Monday, 9 February 2026

Review of THIRST – The Global Quest to solve the Water Crisis

Written for the Landworker magazine.  Yet to be published. 

THIRST – The Global Quest to solve the Water Crisis

Filippo Menga

Menga reveals there is no global water crisis. Instead, it’s a matter of distribution and ownership, now increasingly in private investors hands such that in late 2020 it became possible to trade water on Wall Street through the futures market. In Robert Tressell’s classic novel ‘The Ragged-Trousered Philanthropists’ air is sold. It may yet happen.

Britain is the only European nation whose water supply is completely controlled by private companies. Investment has plummeted. Yet, half the water used for our food production is employed overseas, leading to shortages there and a loss of nature.

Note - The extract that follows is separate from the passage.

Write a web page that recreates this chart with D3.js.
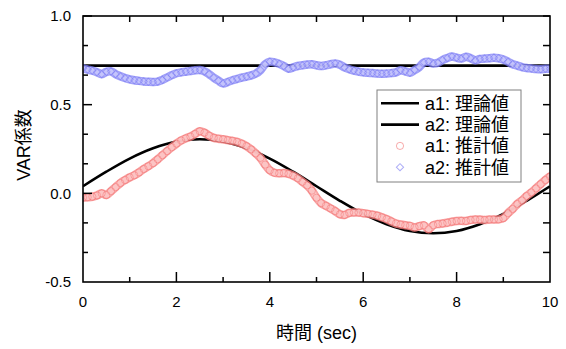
<!DOCTYPE html>
<html><head><meta charset="utf-8">
<script src="https://cdn.jsdelivr.net/npm/d3@7/dist/d3.min.js"></script>
<style>
html,body{margin:0;padding:0;background:#fff;}
svg{display:block;}
text{font-family:"Liberation Sans","Noto Sans CJK JP",sans-serif;fill:#000;}
</style></head>
<body><svg id="c" width="566" height="349"></svg>
<script>
// ---- data ----
const xTickValues = [0, 2, 4, 6, 8, 10];
const yTickValues = [-0.5, 0.0, 0.5, 1.0];
const yTickLabels = ["-0.5", "0.0", "0.5", "1.0"];
const legendLabels = ["a1: 理論値", "a2: 理論値", "a1: 推計値", "a2: 推計値"];
const xTitle = "時間 (sec)";
const yTitle = "VAR係数";

// theoretical a1 (read every 0.5 s)
const theoryT = [0,0.5,1,1.5,2,2.5,3,3.5,4,4.5,5,5.5,6,6.5,7,7.5,8,8.5,9,9.5,10];
const theoryA1 = [0.040,0.122,0.196,0.254,0.292,0.305,0.292,0.254,0.196,0.122,0.040,
  -0.042,-0.116,-0.174,-0.212,-0.225,-0.212,-0.174,-0.116,-0.042,0.040];
const theoryA2 = [0.72,0.72,0.72,0.72,0.72,0.72,0.72,0.72,0.72,0.72,0.72,
  0.72,0.72,0.72,0.72,0.72,0.72,0.72,0.72,0.72,0.72];

// estimated series (read every 0.1 s)
const estT = d3.range(101).map(i => i / 10);
const estA1 = [
 -0.024,-0.022,-0.019,-0.012,0.000,-0.010,0.012,0.035,0.058,0.075,
  0.090,0.102,0.118,0.137,0.153,0.170,0.192,0.215,0.238,0.260,
  0.280,0.298,0.310,0.320,0.335,0.350,0.342,0.325,0.313,0.308,
  0.305,0.300,0.296,0.290,0.280,0.266,0.248,0.225,0.200,0.162,
  0.130,0.116,0.113,0.114,0.110,0.100,0.085,0.065,0.045,0.015,
 -0.025,-0.055,-0.070,-0.085,-0.100,-0.118,-0.122,-0.110,-0.108,-0.108,
 -0.112,-0.116,-0.120,-0.126,-0.135,-0.145,-0.158,-0.170,-0.176,-0.180,
 -0.183,-0.192,-0.185,-0.180,-0.203,-0.180,-0.173,-0.170,-0.166,-0.160,
 -0.156,-0.155,-0.156,-0.150,-0.147,-0.148,-0.150,-0.148,-0.147,-0.147,
 -0.140,-0.112,-0.088,-0.060,-0.040,-0.015,0.005,0.028,0.052,0.075,
  0.095];
const estA2 = [
 0.705,0.698,0.692,0.683,0.672,0.685,0.688,0.672,0.660,0.650,
 0.643,0.638,0.634,0.631,0.629,0.628,0.630,0.640,0.653,0.666,
 0.677,0.682,0.686,0.690,0.694,0.695,0.688,0.672,0.652,0.635,
 0.620,0.628,0.638,0.645,0.652,0.658,0.665,0.675,0.695,0.728,
 0.742,0.738,0.730,0.718,0.703,0.710,0.718,0.722,0.726,0.728,
 0.722,0.718,0.722,0.728,0.732,0.725,0.710,0.700,0.692,0.686,
 0.682,0.680,0.678,0.676,0.675,0.676,0.678,0.682,0.694,0.688,
 0.680,0.695,0.712,0.738,0.742,0.732,0.736,0.752,0.763,0.771,
 0.765,0.760,0.770,0.762,0.750,0.758,0.760,0.762,0.765,0.762,
 0.755,0.742,0.728,0.720,0.712,0.707,0.704,0.701,0.700,0.702,
 0.703];

// ---- layout ----
const L = 83, R = 550, T = 16, B = 282;
const svg = d3.select("#c");
const x = d3.scaleLinear().domain([0, 10]).range([L, R]);
const y = d3.scaleLinear().domain([-0.5, 1.0]).range([B, T]);

svg.append("defs").append("clipPath").attr("id", "clip")
  .append("rect").attr("x", L).attr("y", T).attr("width", R - L).attr("height", B - T);
const plot = svg.append("g").attr("clip-path", "url(#clip)");

// theoretical lines
const line = d3.line().x(d => x(d[0])).y(d => y(d[1])).curve(d3.curveCatmullRom);
plot.append("path").datum(theoryT.map((t, i) => [t, theoryA1[i]]))
  .attr("d", line).attr("fill", "none").attr("stroke", "#000").attr("stroke-width", 2.6);
plot.append("path").datum(theoryT.map((t, i) => [t, theoryA2[i]]))
  .attr("d", line).attr("fill", "none").attr("stroke", "#000").attr("stroke-width", 2.6);

// estimated series: dense marker band
const redC = "rgb(240,90,90)", blueC = "rgb(90,90,240)";
const bandLine = d3.line().x(d => x(d[0])).y(d => y(d[1])).curve(d3.curveCatmullRom);
function band(data, edge, inner) {
  const g = plot.append("g");
  g.append("path").datum(data).attr("d", bandLine).attr("fill", "none")
    .attr("stroke", edge).attr("stroke-opacity", 0.75).attr("stroke-width", 8.5)
    .attr("stroke-linejoin", "round").attr("stroke-linecap", "round");
  g.append("path").datum(data).attr("d", bandLine).attr("fill", "none")
    .attr("stroke", inner).attr("stroke-opacity", 0.9).attr("stroke-width", 5.5)
    .attr("stroke-linejoin", "round").attr("stroke-linecap", "round");
  return g;
}
const dA1 = estT.map((t, i) => [t, estA1[i]]);
const dA2 = estT.map((t, i) => [t, estA2[i]]);
const gA1 = band(dA1, "rgb(245,130,130)", "rgb(252,200,200)");
gA1.selectAll("circle").data(dA1).join("circle")
  .attr("cx", d => x(d[0])).attr("cy", d => y(d[1])).attr("r", 3.6)
  .attr("fill", "none").attr("stroke", redC).attr("stroke-opacity", 0.35).attr("stroke-width", 1);
const diamond = d3.symbol().type(d3.symbolSquare).size(26);
const gA2 = band(dA2, "rgb(130,130,245)", "rgb(200,200,252)");
gA2.selectAll("path.m").data(dA2).join("path").attr("class", "m").attr("d", diamond)
  .attr("transform", d => `translate(${x(d[0])},${y(d[1])}) rotate(45)`)
  .attr("fill", "none").attr("stroke", blueC).attr("stroke-opacity", 0.35).attr("stroke-width", 1);

// axes
const ax = svg.append("g");
const tk = (x1, y1, x2, y2) => ax.append("line").attr("x1", x1).attr("y1", y1).attr("x2", x2).attr("y2", y2)
  .attr("stroke", "#000").attr("stroke-width", 1.5);
d3.range(0, 11).forEach(v => {
  const major = v % 2 === 0;
  const px = x(v);
  if (v > 0 && v < 10) {
    tk(px, B, px, B - (major ? 10 : 5));
    tk(px, T, px, T + 6);
  }
});
d3.range(0, 10).forEach(k => {
  const v = -0.5 + k / 6;
  const major = k % 3 === 0;
  const py = y(v);
  if (k > 0) {
    tk(L, py, L + (major ? 9 : 5), py);
    tk(R, py, R - 7, py);
  }
});
ax.append("rect").attr("x", L).attr("y", T).attr("width", R - L).attr("height", B - T)
  .attr("fill", "none").attr("stroke", "#000").attr("stroke-width", 1.6);

// tick labels
ax.selectAll("text.xl").data(xTickValues).join("text").attr("class", "xl")
  .attr("x", d => x(d)).attr("y", 307).attr("text-anchor", "middle")
  .style("font-size", "15px").text(d => d);
ax.selectAll("text.yl").data(yTickValues).join("text").attr("class", "yl")
  .attr("x", 71).attr("y", d => y(d) + 5.4).attr("text-anchor", "end")
  .style("font-size", "15px").text((d, i) => yTickLabels[i]);

// titles
svg.append("text").attr("x", (L + R) / 2).attr("y", 339).attr("text-anchor", "middle")
  .style("font-size", "18px").text(xTitle);
svg.append("text").attr("transform", `translate(30,145) rotate(-90)`).attr("text-anchor", "middle")
  .style("font-size", "18px").text(yTitle);

// legend
const lg = svg.append("g");
lg.append("rect").attr("x", 377).attr("y", 90).attr("width", 144).attr("height", 92)
  .attr("fill", "#fff").attr("stroke", "#808080").attr("stroke-width", 1);
const rowY = [103.3, 124.6, 145.9, 167.2];
[0, 1].forEach(i => lg.append("line").attr("x1", 381).attr("x2", 419).attr("y1", rowY[i]).attr("y2", rowY[i])
  .attr("stroke", "#000").attr("stroke-width", 2.6));
lg.append("circle").attr("cx", 400).attr("cy", rowY[2]).attr("r", 3.6)
  .attr("fill", "none").attr("stroke", redC).attr("stroke-opacity", 0.5);
lg.append("path").attr("d", diamond).attr("transform", `translate(400,${rowY[3]}) rotate(45)`)
  .attr("fill", "none").attr("stroke", blueC).attr("stroke-opacity", 0.5);
lg.selectAll("text").data(legendLabels).join("text")
  .attr("x", 425).attr("y", (d, i) => rowY[i] + 6.5).style("font-size", "18px").text(d => d);
</script></body></html>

Being kind hearted characters these profit guzzling water companies have established charities to help the half of the world that lacks basic sanitation, resulting in one child dying every 15 seconds.

Well-meaning celebrities persuade followers to donate. But they remain silent about a capitalist system where 2,500 billionaires own so much wealth. Thus, they ignore that access to safe water, denied to two billion people, increases with income.

The book proposes solutions so that the abundant water we possess is better used including turning bottled water companies into public utilities.

Better still to restore the public sector and for water to be managed by democratically elected governments.